Big corporation do. They have a team searching keywords and such to see if someone is plagiarizing their content, or using their images illegally. Then they send that person a cease and desist email, or they send it to their hosting server and shut the site down. I am not saying it is okay to borrow from the small and fear the big, I am saying digital theft happens. How you deal with it after should have been thought about before.
Now for those that want to copy some text from an article or a portion of content from a website, for what ever use. If it is for an essay, hopefully you credit the website. Other things, I hope you can live with your conscience.
There are several reasons I copy text from sites. I want to quote it in an article — yes i give credit. As a web designer I do sites for the self-employed worker, small businesses, or organizations that do not have a marketing department or any idea what to write about themselves for the content of their site. So I borrow content from others that are similar, show them and we rewrite it to match their needs and their story. It helps them spark ideas. Mainly because most of the time the content I borrow does not relate to them and they want to change it.
These do not work
A Different Browser
You may have found some solutions to being able to copy text is to use a different browser.
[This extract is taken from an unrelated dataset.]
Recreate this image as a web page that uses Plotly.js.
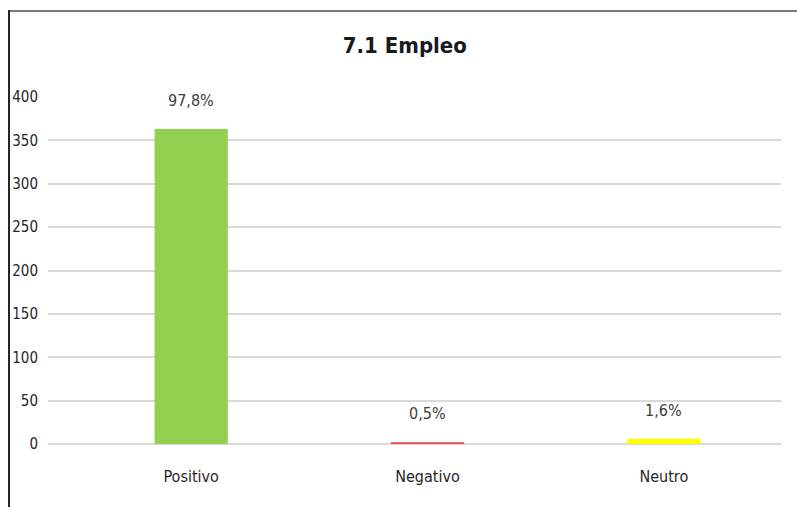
<!DOCTYPE html>
<html>
<head>
<meta charset="utf-8">
<script src="https://cdn.plot.ly/plotly-3.0.1.min.js"></script>
<style>
  html, body { margin: 0; padding: 0; background: #fff; }
  #wrap { position: relative; width: 797px; height: 507px; overflow: hidden; }
  #chart { position: absolute; left: 0; top: 0; width: 797px; height: 507px; }
  #topline { position: absolute; left: 8px; top: 10px; width: 789px; height: 2px; background: #7a7a7a; }
  #leftline { position: absolute; left: 8px; top: 10px; width: 2px; height: 497px; background: #262626; }
</style>
</head>
<body>
<div id="wrap">
  <div id="chart"></div>
  <div id="topline"></div>
  <div id="leftline"></div>
</div>
<script>
const categories = ["Positivo", "Negativo", "Neutro"];
const values = [363, 2, 6];
const pctLabels = ["97,8%", "0,5%", "1,6%"];
const barColors = ["#92d050", "#f04848", "#ffff00"];
const yTicks = [0, 50, 100, 150, 200, 250, 300, 350, 400];

const font = "'Liberation Sans Narrow', 'Arial Narrow', 'DejaVu Sans Condensed', sans-serif";

const trace = {
  type: "bar",
  x: categories,
  y: values,
  width: 0.31,
  marker: { color: barColors },
  hoverinfo: "none"
};

const annotations = categories.map((c, i) => ({
  x: c, y: values[i], xref: "x", yref: "y",
  text: pctLabels[i], showarrow: false,
  yanchor: "bottom", yshift: 17,
  font: { family: font, size: 16, color: "#404040" }
}));

const layout = {
  width: 797, height: 507,
  margin: { l: 48, r: 16, t: 97, b: 63 },
  paper_bgcolor: "#ffffff", plot_bgcolor: "#ffffff",
  showlegend: false,
  title: {
    text: "<b>7.1 Empleo</b>",
    x: 0.508, xanchor: "center",
    y: 0.91, yanchor: "middle",
    font: { family: font, size: 22, color: "#1a1a1a" }
  },
  xaxis: {
    type: "category",
    range: [-0.606, 2.496],
    showgrid: false, zeroline: false, showline: false,
    ticks: "",
    tickfont: { family: font, size: 16, color: "#262626" },
    ticklabelstandoff: 21
  },
  yaxis: {
    range: [0, 400],
    tickvals: yTicks,
    ticktext: yTicks.map(String),
    showgrid: true, gridcolor: "#d9d9d9", gridwidth: 2,
    zeroline: true, zerolinecolor: "#d9d9d9", zerolinewidth: 2,
    showline: false, ticks: "",
    tickfont: { family: font, size: 15, color: "#262626" },
    ticklabelstandoff: 9
  },
  annotations: annotations
};

Plotly.newPlot("chart", [trace], layout, { staticPlot: true, displayModeBar: false });
</script>
</body>
</html>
That does not work. Any browser with javascript or css capabilities, which is pretty much all of them, is going to render their lock the way they want.
Copy Through the Print Option
Print the page using the browsers print dialog. once the print dialog comes up, you should be able to highlight and copy the text, but you cannot.
Copy from source code
Most pages, if they have copy turned off, they have right click turned off as well. so you can either turn off javascript then use the inspect element in the right-click submenu, or Go to the computer’s menu for the browser. if you have developer tools turned on, select developer tools. [read the one below]
This only works
Disable Javascript
Disabling Javascript from the browser. Once disabled, go into the developer tools and search for user, or user-select. Once found undo the check box and now you can copy the text from the webpage. You need to do that for each page you open as a load or reloading of the page resets the dom back to its original locked state.